The Mississauga Purchase opened up a vast new tract for colonization. Soon the Lakeshore Road and Dundas Road were created to facilitate the new wave of immigrants with new communities and dreams. On Lakeshore Road along each of the rivers, large creeks and cross roads there developed communities in Burlington, Bronte, Oakville, Clarkson, Port Credit, Lakeview and Long Branch. During the 1840s these areas were virtually denuded of their primeval forest cover and turned into farms. Many of these farm owners family names are reflected in the street names we know today.

The western edge of the Lakeview area corresponds to the eastern edge of the old Credit Mississauga reserve which became the eastern edge of Port Credit village after the abandonment of the reserve by the Mississaugas.


The 1900s brought new challenges to the Lakeview area. At the beginning of the century the areas was largely rural with small communities at the various crossroads. With the advent of World War 1, Lakeview began its shift from a rural economy to a military, industrial and finally suburban one.

The first aerodrome (airport) in Canada was located on the present day grounds of the old Lakeview Generating Station. Here pilots were trained for overseas aerial warfare. The federal government had obtained a large tract of Lakefront land in the eastern end of Lakeview that it used during the years for various military purposes including armaments manufacture, weapons training and barracks.

During World War 2 the government operated a small arms manufactory. It produced huge quantities of weapons for use overseas. After the war the plant was closed and its largely female work force was laid off, prompting and supporting the rise of the women’s movement in Canada.
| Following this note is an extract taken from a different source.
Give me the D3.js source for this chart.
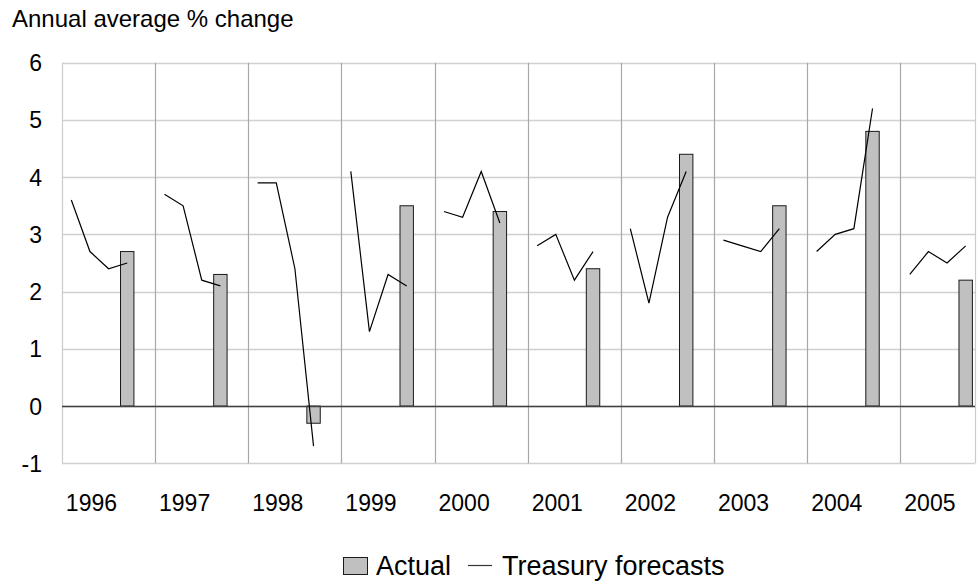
<!DOCTYPE html>
<html>
<head>
<meta charset="utf-8">
<script src="https://cdn.jsdelivr.net/npm/d3@7"></script>
<style>
  html, body { margin: 0; padding: 0; background: #fff; }
  svg { display: block; font-family: "Liberation Sans", Arial, sans-serif; }
</style>
</head>
<body>
<svg id="chart" width="977" height="582"></svg>
<script>
// ---- data ----
const years = ["1996", "1997", "1998", "1999", "2000", "2001", "2002", "2003", "2004", "2005"];
const actual = [2.7, 2.3, -0.3, 3.5, 3.4, 2.4, 4.4, 3.5, 4.8, 2.2];
const forecasts = [
  [3.6, 2.7, 2.4, 2.5],
  [3.7, 3.5, 2.2, 2.1],
  [3.9, 3.9, 2.4, -0.7],
  [4.1, 1.3, 2.3, 2.1],
  [3.4, 3.3, 4.1, 3.2],
  [2.8, 3.0, 2.2, 2.7],
  [3.1, 1.8, 3.3, 4.1],
  [2.9, 2.8, 2.7, 3.1],
  [2.7, 3.0, 3.1, 5.2],
  [2.3, 2.7, 2.5, 2.8]
];
const yTicks = [-1, 0, 1, 2, 3, 4, 5, 6];
const slotsPerYear = 5;
const totalSlots = 49;

// ---- layout ----
const svg = d3.select("#chart");
const pLeft = 62, pRight = 975, pTop = 62.7, pBottom = 463.3;

const x = d3.scaleLinear().domain([0, totalSlots]).range([pLeft, pRight]);
const y = d3.scaleLinear().domain([-1, 6]).range([pBottom, pTop]);
const slotW = x(1) - x(0);

// title
svg.append("text").attr("x", 12).attr("y", 27)
  .attr("font-size", 24).attr("fill", "#000").text("Annual average % change");

// horizontal gridlines
svg.append("g").selectAll("line").data(yTicks).join("line")
  .attr("x1", pLeft).attr("x2", pRight)
  .attr("y1", d => Math.round(y(d)) + 0.5).attr("y2", d => Math.round(y(d)) + 0.5)
  .attr("stroke", "#d0d0d0").attr("stroke-width", 1.3);

// vertical gridlines
const vlines = d3.range(0, 10).map(k => k * slotsPerYear).concat([totalSlots]);
svg.append("g").selectAll("line").data(vlines).join("line")
  .attr("x1", d => Math.round(x(d)) + 0.5).attr("x2", d => Math.round(x(d)) + 0.5)
  .attr("y1", pTop).attr("y2", pBottom)
  .attr("stroke", d => (d === 0 || d === totalSlots) ? "#cccccc" : "#a8a8a8")
  .attr("stroke-width", 1.2);

// y tick labels
svg.append("g").selectAll("text").data(yTicks).join("text")
  .attr("x", 42).attr("y", d => y(d) + 8.5)
  .attr("text-anchor", "end").attr("font-size", 23).attr("fill", "#000")
  .text(d => d);

// year labels
svg.append("g").selectAll("text").data(years).join("text")
  .attr("x", (d, i) => x(i * slotsPerYear + 1.5) + 1.5).attr("y", 511)
  .attr("text-anchor", "middle").attr("font-size", 23).attr("fill", "#000")
  .text(d => d);

// bars
const barW = slotW * 0.72;
svg.append("g").selectAll("rect").data(actual).join("rect")
  .attr("x", (d, i) => x(i * slotsPerYear + 3.5) - barW / 2)
  .attr("width", barW)
  .attr("y", d => y(Math.max(0, d)))
  .attr("height", d => Math.abs(y(d) - y(0)))
  .attr("fill", "#c0c0c0").attr("stroke", "#1a1a1a").attr("stroke-width", 1);

// zero line
svg.append("line")
  .attr("x1", pLeft).attr("x2", pRight)
  .attr("y1", Math.round(y(0)) + 0.5).attr("y2", Math.round(y(0)) + 0.5)
  .attr("stroke", "#404040").attr("stroke-width", 1.3);

// forecast lines (one segment per year)
const line = d3.line().x(d => d[0]).y(d => d[1]);
svg.append("g").selectAll("path").data(forecasts).join("path")
  .attr("d", (vals, i) => line(vals.map((v, j) => [x(i * slotsPerYear + j + 0.5), y(v)])))
  .attr("fill", "none").attr("stroke", "#000").attr("stroke-width", 1.2);

// legend
const lg = svg.append("g");
lg.append("rect").attr("x", 343.5).attr("y", 557.5).attr("width", 24).attr("height", 17)
  .attr("fill", "#c0c0c0").attr("stroke", "#1a1a1a").attr("stroke-width", 1);
lg.append("text").attr("x", 376).attr("y", 575).attr("font-size", 27).attr("fill", "#000").text("Actual");
lg.append("line").attr("x1", 468).attr("x2", 492).attr("y1", 565.5).attr("y2", 565.5)
  .attr("stroke", "#333").attr("stroke-width", 1.2);
lg.append("text").attr("x", 502).attr("y", 575).attr("font-size", 27).attr("fill", "#000").text("Treasury forecasts");
</script>
</body>
</html>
During the mid part of the century the area was developed as a predominantly utility and employment land serving the local area and beyond. The Lakeview Water Treatment Facility began construction in 1953. In 1955, land was purchased to begin the construction of the GE Booth Wastewater treatment facility opening November 1961. Construction for Lakeview Generating Station began in 1958 supplying power to Ontario starting in 1962 until being decommissioned in 2005.


Lakeview today consists of a largely suburban economy with light industrial along much of the prime Lakefront land south of Lakeshore Road. This land is currently being planned for a new urban core and is a part of the Inspiration Lakeview policy of the City of Mississauga. This policy was developed following a community led initiative known as the Lakeview Legacy Project which was created by the Lakeview Ratepayer’s Association. This is the first time in Canada that a community group has spearheaded its own redevelopment. In recognition of its pioneering work in 2009, the Lakeview Ratepayers Association was awarded a bronze medal in urban design from the Canadian Design Exchange Awards.